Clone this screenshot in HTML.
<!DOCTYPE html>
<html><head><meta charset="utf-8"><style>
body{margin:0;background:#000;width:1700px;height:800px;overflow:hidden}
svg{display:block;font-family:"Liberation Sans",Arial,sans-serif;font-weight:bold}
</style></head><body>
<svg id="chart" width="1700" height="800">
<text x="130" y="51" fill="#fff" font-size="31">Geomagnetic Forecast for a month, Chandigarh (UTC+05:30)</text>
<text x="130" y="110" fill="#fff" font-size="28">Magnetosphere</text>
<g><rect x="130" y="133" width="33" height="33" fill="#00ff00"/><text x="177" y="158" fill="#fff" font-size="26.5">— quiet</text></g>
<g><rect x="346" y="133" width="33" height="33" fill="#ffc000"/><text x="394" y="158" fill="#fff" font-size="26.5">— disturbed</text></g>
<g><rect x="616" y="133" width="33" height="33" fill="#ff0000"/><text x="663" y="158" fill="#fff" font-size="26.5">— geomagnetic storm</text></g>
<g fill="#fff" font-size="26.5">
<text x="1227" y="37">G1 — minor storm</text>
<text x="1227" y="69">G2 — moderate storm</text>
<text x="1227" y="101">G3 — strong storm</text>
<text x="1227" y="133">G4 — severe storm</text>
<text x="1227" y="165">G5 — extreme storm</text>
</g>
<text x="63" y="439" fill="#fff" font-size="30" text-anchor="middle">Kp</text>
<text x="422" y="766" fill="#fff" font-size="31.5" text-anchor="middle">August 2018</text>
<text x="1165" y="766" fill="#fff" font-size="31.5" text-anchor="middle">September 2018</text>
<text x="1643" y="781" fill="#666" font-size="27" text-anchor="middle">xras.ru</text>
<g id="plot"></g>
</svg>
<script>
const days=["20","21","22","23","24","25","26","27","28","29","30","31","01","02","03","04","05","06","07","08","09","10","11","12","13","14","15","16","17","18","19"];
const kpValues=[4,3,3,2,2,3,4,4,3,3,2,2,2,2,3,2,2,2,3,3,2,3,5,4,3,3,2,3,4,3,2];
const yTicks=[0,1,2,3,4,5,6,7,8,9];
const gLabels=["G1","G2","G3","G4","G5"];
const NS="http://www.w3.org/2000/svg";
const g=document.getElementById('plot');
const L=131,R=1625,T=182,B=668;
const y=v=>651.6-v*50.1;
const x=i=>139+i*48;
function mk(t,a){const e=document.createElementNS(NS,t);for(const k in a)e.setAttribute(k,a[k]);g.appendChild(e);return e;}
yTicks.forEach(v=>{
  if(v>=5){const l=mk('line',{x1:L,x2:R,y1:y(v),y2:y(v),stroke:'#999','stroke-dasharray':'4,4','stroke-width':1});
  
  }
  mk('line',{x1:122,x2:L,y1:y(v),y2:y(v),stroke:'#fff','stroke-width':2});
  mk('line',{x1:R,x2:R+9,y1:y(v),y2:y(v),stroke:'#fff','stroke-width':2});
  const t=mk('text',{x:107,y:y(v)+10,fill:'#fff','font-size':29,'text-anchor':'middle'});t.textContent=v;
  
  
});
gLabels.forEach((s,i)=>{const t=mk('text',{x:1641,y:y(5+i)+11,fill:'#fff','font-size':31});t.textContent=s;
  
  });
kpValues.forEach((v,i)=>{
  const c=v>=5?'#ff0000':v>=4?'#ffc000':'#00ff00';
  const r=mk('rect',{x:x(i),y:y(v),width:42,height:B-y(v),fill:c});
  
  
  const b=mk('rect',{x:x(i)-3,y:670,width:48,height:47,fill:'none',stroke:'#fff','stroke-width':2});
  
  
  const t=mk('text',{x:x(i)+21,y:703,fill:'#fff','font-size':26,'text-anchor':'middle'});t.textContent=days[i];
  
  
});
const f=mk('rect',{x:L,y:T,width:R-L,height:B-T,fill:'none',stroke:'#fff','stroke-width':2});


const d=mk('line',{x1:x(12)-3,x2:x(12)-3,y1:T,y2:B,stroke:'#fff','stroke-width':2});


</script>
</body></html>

· · · · ·

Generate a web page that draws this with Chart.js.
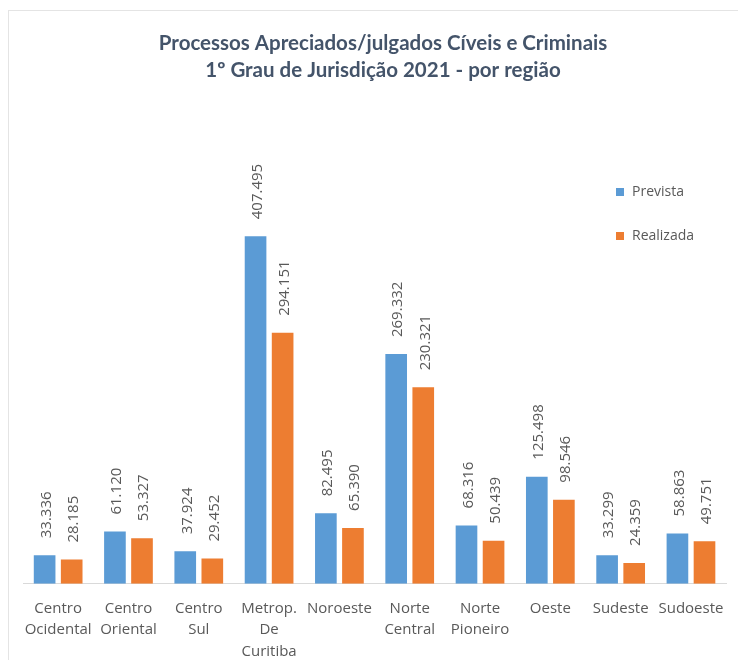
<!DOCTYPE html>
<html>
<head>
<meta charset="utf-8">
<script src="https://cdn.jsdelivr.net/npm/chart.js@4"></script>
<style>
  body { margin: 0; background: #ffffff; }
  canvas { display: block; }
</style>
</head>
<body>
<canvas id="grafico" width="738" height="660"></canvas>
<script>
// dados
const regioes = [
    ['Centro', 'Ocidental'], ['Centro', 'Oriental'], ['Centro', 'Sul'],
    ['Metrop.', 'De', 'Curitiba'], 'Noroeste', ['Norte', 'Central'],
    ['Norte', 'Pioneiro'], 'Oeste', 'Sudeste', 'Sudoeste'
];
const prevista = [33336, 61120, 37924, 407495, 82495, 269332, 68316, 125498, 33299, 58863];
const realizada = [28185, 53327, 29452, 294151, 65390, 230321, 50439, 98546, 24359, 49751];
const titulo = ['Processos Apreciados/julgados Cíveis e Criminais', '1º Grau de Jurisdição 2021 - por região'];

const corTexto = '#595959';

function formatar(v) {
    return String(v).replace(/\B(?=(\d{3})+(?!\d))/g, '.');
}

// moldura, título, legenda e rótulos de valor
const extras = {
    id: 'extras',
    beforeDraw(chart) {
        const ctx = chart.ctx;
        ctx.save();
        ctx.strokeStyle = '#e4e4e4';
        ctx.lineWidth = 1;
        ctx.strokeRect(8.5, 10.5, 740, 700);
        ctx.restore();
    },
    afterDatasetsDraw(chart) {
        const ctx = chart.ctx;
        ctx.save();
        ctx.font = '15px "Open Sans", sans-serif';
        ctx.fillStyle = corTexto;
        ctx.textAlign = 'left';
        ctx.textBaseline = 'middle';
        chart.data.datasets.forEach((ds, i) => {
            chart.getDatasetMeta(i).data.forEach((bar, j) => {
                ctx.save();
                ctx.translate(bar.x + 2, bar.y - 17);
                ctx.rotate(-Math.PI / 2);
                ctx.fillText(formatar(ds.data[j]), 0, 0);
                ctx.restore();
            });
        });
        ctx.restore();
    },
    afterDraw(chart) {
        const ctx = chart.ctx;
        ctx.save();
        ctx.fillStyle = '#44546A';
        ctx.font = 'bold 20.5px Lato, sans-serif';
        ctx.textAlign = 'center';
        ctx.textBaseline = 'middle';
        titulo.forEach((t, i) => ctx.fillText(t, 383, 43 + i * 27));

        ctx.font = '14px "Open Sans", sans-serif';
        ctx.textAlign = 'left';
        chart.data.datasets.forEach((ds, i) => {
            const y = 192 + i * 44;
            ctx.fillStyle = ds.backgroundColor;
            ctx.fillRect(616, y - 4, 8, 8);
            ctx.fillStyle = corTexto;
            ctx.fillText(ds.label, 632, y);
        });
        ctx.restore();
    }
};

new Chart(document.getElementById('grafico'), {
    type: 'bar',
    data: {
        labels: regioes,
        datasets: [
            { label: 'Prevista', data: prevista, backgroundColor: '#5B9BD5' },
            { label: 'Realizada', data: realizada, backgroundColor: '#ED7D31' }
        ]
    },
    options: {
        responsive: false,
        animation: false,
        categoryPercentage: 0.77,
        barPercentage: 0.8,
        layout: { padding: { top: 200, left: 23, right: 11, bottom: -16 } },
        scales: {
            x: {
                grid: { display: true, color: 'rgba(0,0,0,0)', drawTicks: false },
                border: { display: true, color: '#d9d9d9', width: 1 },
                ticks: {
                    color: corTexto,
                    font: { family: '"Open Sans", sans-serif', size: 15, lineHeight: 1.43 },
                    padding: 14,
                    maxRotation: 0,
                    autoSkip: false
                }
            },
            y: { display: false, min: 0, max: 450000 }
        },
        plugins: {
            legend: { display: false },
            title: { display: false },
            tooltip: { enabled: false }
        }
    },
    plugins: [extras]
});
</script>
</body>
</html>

· · · · ·

### Problem to work on
Identify lines with the string "this". Copy each one.

### Response below
Clone this screenshot in HTML.
Generate a web page that draws this with Chart.js.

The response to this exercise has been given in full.